++++ Collected material

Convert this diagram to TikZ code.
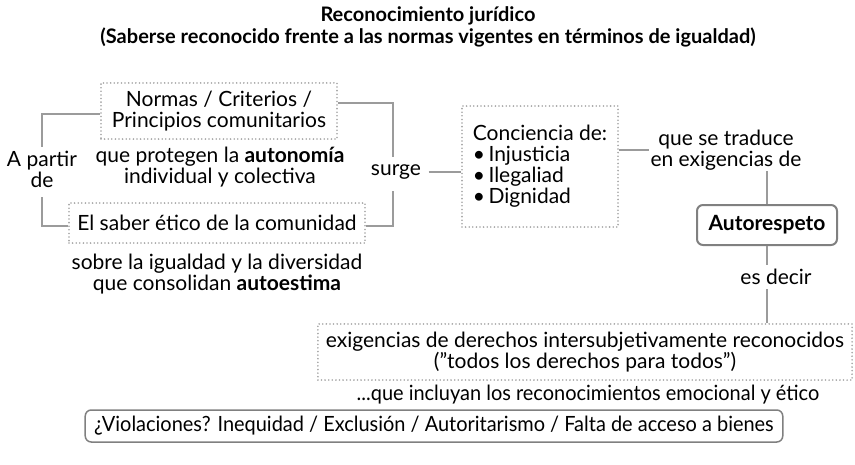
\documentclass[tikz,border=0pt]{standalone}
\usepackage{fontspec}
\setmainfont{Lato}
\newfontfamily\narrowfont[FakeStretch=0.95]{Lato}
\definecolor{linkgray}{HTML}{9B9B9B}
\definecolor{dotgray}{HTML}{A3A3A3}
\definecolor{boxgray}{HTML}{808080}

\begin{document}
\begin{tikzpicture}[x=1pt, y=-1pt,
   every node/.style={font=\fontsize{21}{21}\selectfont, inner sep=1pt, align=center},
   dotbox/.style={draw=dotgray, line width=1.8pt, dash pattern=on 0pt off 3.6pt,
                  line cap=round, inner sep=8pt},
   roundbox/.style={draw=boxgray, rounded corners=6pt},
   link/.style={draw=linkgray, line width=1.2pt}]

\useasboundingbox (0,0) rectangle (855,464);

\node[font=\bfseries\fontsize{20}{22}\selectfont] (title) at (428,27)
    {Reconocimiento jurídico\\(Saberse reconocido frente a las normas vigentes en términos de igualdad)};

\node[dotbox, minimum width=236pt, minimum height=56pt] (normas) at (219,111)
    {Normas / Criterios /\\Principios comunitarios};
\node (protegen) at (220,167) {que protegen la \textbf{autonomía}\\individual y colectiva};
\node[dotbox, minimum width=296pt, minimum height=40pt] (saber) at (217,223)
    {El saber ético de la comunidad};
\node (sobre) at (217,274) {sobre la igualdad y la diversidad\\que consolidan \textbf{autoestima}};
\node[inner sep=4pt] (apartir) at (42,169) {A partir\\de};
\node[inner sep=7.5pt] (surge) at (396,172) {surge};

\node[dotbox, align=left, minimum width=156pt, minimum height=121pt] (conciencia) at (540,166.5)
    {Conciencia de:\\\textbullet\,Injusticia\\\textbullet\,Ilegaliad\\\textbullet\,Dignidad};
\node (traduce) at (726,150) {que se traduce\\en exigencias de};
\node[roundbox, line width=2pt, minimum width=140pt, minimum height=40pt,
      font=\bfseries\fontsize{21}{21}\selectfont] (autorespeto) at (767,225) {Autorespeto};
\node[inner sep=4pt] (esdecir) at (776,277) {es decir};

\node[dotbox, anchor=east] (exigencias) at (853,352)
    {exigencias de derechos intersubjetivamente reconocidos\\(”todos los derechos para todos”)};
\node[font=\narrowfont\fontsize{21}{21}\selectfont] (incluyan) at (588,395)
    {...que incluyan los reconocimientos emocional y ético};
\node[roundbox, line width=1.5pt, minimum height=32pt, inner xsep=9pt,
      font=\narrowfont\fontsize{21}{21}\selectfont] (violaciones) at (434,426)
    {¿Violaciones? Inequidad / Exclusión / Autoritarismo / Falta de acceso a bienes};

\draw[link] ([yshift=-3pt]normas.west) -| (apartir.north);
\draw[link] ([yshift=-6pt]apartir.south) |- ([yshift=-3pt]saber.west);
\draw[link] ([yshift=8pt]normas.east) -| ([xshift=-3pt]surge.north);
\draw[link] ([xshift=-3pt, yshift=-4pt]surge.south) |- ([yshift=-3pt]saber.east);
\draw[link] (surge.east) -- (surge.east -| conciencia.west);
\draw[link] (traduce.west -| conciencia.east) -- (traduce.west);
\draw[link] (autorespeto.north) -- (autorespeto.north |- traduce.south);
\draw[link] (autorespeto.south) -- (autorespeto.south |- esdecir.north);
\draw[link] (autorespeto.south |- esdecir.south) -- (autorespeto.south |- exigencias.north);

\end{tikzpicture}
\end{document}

++++++++

_Work to do:_ Your task is to return the lines above, from the first one up to and including the line containing "jurídico\\(Saberse reconocido frente", minus any pictures.

_Output of the task:_
Convert this diagram to TikZ code.
\documentclass[tikz,border=0pt]{standalone}
\usepackage{fontspec}
\setmainfont{Lato}
\newfontfamily\narrowfont[FakeStretch=0.95]{Lato}
\definecolor{linkgray}{HTML}{9B9B9B}
\definecolor{dotgray}{HTML}{A3A3A3}
\definecolor{boxgray}{HTML}{808080}

\begin{document}
\begin{tikzpicture}[x=1pt, y=-1pt,
   every node/.style={font=\fontsize{21}{21}\selectfont, inner sep=1pt, align=center},
   dotbox/.style={draw=dotgray, line width=1.8pt, dash pattern=on 0pt off 3.6pt,
                  line cap=round, inner sep=8pt},
   roundbox/.style={draw=boxgray, rounded corners=6pt},
   link/.style={draw=linkgray, line width=1.2pt}]

\useasboundingbox (0,0) rectangle (855,464);

\node[font=\bfseries\fontsize{20}{22}\selectfont] (title) at (428,27)
    {Reconocimiento jurídico\\(Saberse reconocido frente a las normas vigentes en términos de igualdad)};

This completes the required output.